This project is an application of Retrieval-Augmented Generation (RAG), an AI framework that combines the power of large language models with additional information from reliable sources. Currently, I'm in the process of experimenting with various large language models to extract answers from a PDF document. The research is primarily conducted using Jupyter Notebooks, where we input a question, retrieve relevant information from the PDF document, and generate a response using the language model. Importantly, all of this can be done using open-source models, locally on our own computers, making this accessible and reproducible.
To get started, clone the repo and follow the installation instructions. This project uses Ollama, an open-source tool for working with large language models locally. Download it from Ollama. Once set up, you can ask your PDF document for information.

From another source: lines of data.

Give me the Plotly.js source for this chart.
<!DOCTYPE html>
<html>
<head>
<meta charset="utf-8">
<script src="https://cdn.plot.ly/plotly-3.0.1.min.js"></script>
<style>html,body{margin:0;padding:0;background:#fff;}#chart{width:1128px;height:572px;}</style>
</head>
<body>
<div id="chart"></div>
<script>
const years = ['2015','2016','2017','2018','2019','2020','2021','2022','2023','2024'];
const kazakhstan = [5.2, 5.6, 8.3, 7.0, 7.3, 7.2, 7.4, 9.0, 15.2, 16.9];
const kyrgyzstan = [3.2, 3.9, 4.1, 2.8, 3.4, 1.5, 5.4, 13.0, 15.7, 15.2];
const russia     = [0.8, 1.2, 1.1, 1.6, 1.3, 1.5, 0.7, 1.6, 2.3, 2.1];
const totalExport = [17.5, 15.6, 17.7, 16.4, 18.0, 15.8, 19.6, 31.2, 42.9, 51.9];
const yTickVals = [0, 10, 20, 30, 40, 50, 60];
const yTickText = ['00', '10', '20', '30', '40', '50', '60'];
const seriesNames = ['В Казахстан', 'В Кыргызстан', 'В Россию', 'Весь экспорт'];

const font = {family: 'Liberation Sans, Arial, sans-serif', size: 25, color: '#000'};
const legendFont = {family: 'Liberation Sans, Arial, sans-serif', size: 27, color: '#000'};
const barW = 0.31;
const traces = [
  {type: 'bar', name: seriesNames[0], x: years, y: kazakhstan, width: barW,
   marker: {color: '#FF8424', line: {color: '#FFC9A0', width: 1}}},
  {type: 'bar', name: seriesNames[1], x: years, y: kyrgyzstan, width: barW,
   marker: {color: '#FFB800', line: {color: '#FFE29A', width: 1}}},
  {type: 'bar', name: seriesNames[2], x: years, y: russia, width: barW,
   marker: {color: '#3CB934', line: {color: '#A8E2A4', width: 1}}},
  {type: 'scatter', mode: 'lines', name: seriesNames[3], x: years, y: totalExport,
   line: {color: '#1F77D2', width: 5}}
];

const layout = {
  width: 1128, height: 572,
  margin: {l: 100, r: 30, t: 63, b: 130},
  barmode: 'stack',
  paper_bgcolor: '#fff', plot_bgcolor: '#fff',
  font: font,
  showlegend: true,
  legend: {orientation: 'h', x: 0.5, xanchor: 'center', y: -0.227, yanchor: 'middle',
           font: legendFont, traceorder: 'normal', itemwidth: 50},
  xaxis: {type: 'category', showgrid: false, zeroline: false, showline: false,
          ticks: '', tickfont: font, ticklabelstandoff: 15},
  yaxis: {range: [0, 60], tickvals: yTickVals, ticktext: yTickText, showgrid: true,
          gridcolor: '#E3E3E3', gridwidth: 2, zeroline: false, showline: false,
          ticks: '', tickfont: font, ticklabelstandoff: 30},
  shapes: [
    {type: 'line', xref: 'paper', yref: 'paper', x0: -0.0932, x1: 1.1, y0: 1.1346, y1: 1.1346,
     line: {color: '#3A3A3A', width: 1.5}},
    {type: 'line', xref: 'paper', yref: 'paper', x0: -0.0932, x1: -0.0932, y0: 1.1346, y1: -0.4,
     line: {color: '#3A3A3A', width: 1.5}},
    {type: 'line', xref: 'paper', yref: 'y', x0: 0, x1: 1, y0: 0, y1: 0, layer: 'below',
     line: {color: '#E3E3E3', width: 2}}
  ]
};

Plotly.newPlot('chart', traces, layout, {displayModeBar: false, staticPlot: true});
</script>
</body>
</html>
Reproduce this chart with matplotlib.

To set up the project on your local machine, follow these steps:
- Clone the repository:
git clone https://github.com/ralphcajipe/ask-pdf.git
- Navigate to the project directory:
cd ask-pdf
- Install the required dependencies:
pip install -r requirements.txt
For now, the project is structured using Jupyter Notebooks with PDF files as the data source.
Run the Jupyter Notebook and follow the instructions provided in the notebook. The notebook will guide you through the process of asking questions from a PDF document.`
Pull requests are welcome. For major changes, please open an issue first to discuss what you would like to change.